This blog reports events and interesting tidbits from Rensselaer, Indiana and the surrounding area.
Tuesday, February 7, 2017
More on the closing
Sorting through a box of old papers yesterday, I found an old Christmas card. It comes from before my time at SJC and I no longer remember where I got it. It shows a scene that no longer exists and is perhaps a good way to start a post on the big changes happening now.
In 2011 SJC had a surplus of $1,132,563. It was the last good year. The deficits for the next three years were $1,101,705 in 2012, $2,539,238 in 2013, and $2,496,119 in 2014. We know from other sources that years 2015 and 2016 also had big deficits.
At the end of 2014 SJC reported assets of more than $134 million and liabilities of almost $35 million, so net assets were just a bit under $100 million. That makes it sound as if the institution was in very good financial shape. However, digging deeper into the form to page 24 we see $84 million of the assets is from the value of land (and presumably most of that is the Waugh lands that SJC cannot sell). The value of buildings and equipment (mostly the campus) is almost $22 million. The buildings are valued at cost less depreciation and that value is probably much more than market value (what it could be sold for).
The College had two informational meetings on Monday, one in the afternoon for faculty and staff and the other in the evening for students. The evening session was webcast on Facebook and lasted three hours. It was my first experience with a live webcast. There was a steady stream of comments with it and they came with such speed that it was hard to read them all. In addition someone produced an 11,000 word summary of the two meetings as a form of minutes.
The main speaker at both events was the board chairman. He stated that the reason for the cessation of activities at the end of the semester is that the College is running out of money. The College has been financing deficits by selling assets and borrowing. It no longer has collateral against which to borrow and it has almost exhausted the financial assets that it can sell. The College has tried to raise more money from donors but could not get amounts needed to fill the gap. He stated that his goal and the goal of much of the Board had been to keep the Saint Joe's experience the same as what he and other alumni had experienced and in that they had had a soft heart. He noted that the so-called discount rate was about 65%. That means that although the listed tuition is $31K (or $32K with fees), the average amount of tuition per student was about $11K. (From the point of view of economics the whole discussion of discount rates obscures what is actually happening in the pricing of college. Maybe I will pick up on the topic in some future post.) In the student meeting, one student objected to his mention of the discount rate, saying that it suggested that he was blaming the students for the problem.

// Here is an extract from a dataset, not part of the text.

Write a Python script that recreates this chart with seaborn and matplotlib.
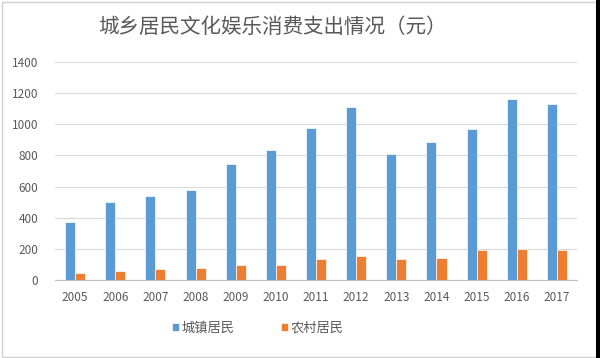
import matplotlib
matplotlib.use("Agg")
import matplotlib.pyplot as plt
import seaborn as sns
import pandas as pd

years = ["2005", "2006", "2007", "2008", "2009", "2010", "2011", "2012",
         "2013", "2014", "2015", "2016", "2017"]
urban = [375, 502, 542, 581, 748, 838, 979, 1112, 810, 887, 971, 1164, 1132]
rural = [47, 60, 73, 79, 98, 96, 137, 154, 137, 144, 195, 199, 195]
series_names = ["城镇居民", "农村居民"]
title = "城乡居民文化娱乐消费支出情况（元）"

sns.set_style("white")
plt.rcParams['font.family'] = ['Noto Sans CJK SC', 'DejaVu Sans']

df = pd.DataFrame({
    "year": years * 2,
    "value": urban + rural,
    "series": [series_names[0]] * len(years) + [series_names[1]] * len(years),
})

fig = plt.figure(figsize=(6.0, 3.58), dpi=100)
ax = fig.add_axes([55 / 600, 1 - 280 / 358, (577 - 55) / 600, (280 - 62) / 358])

palette = {series_names[0]: "#5B9BD5", series_names[1]: "#ED7D31"}
sns.barplot(data=df, x="year", y="value", hue="series", palette=palette,
            width=0.5, gap=0.0, ax=ax, saturation=1, legend=True,
            edgecolor="white", linewidth=0.5)

ax.set_ylim(0, 1400)
ax.set_yticks(range(0, 1401, 200))
ax.set_xlim(-0.5, len(years) - 0.5)
ax.set_xlabel("")
ax.set_ylabel("")
ax.yaxis.grid(True, color="#D9D9D9", linewidth=0.8)
ax.set_axisbelow(True)
for s in ["left", "right", "top"]:
    ax.spines[s].set_visible(False)
ax.spines["bottom"].set_color("#BFBFBF")
ax.tick_params(axis="both", length=0, colors="#595959", labelsize=8.5)
ax.tick_params(axis="x", pad=8)
ax.tick_params(axis="y", pad=12)

handles, labels = ax.get_legend_handles_labels()
ax.legend(handles, labels, loc="center", bbox_to_anchor=(258 / 600, 1 - 328 / 358),
          bbox_transform=fig.transFigure,
          ncol=2, frameon=False, fontsize=9.5, handlelength=0.55,
          handleheight=0.55, handletextpad=0.2, columnspacing=3.5,
          labelcolor="#595959")

fig.text(272 / 600, 1 - 27 / 358, title, ha="center", va="center",
         fontsize=14.8, color="#595959")

# outer frame and dark right edge
fig.patches.append(plt.Rectangle((1.5 / 600, 1.5 / 358), 594 / 600, 355 / 358,
                                 transform=fig.transFigure, fill=False,
                                 edgecolor="#D0D0D0", linewidth=1))
fig.patches.append(plt.Rectangle((596 / 600, 0), 4 / 600, 1,
                                 transform=fig.transFigure, fill=True,
                                 facecolor="#000000", edgecolor="none"))

fig.savefig("out.png", dpi=100)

The College will be downsizing in the next few months and how and when it will do this was of great concern to the staff. Some of that downsizing will begin almost immediately but almost everyone will be out of a job in May. There is some money left in endowment that perhaps can be released to pay severance but whether that can be done has to be determined by the Indiana Attorney General. Someone asked why the College did not let the alumni know that it desperately needed money and I thought the answer to that was poor. I would have replied that when an institution announces that it has serious financial problems, lots of bad things can happen. In the case of a college, it becomes very difficult to attract students.
It is no surprise that there are at least 12 schools that will reach out to attract the freshmen, sophomore, and juniors. For them it is an cheap way to add students. If you watch Shark Tank, you often hear about customer acquisition costs--the cost of getting a new customer. There are substantial student acquisition costs, and getting transfer students from SJC will be cheaper than attracting additional freshmen.
In both meetings there was emphasis that SJC would rise again in a new and financially stable form. I do not know if the Board really believes this but many of the faculty do not. It is much more difficult to start a new college than the continue an old one, and if the administration and Board were not able to make the old one work financially, how can they be expected to plan a new one that will? Perhaps they are thinking of going more on-line, but they have no experience with that and the time to do that was fifteen or twenty years ago. When Virginia Intermount went out of business a few years ago, a Chinese group bought the campus. Perhaps the Board is thinking that some kind of arrangement can be reached with a foreign group.
A question that was never asked is how the College can pay off its external debt. The College seems to have about $30 million in secured mortgages and notes payable to unrelated third parties. Any plans for a new Saint Joseph's College to rise again will need to figure out how the existing debt will be resolved.
Experience is the best teacher. I suspect that the lessons that students will learn from events this semester (and I am not sure what those lessons will be) will endure long after what they learn from books is forgotten.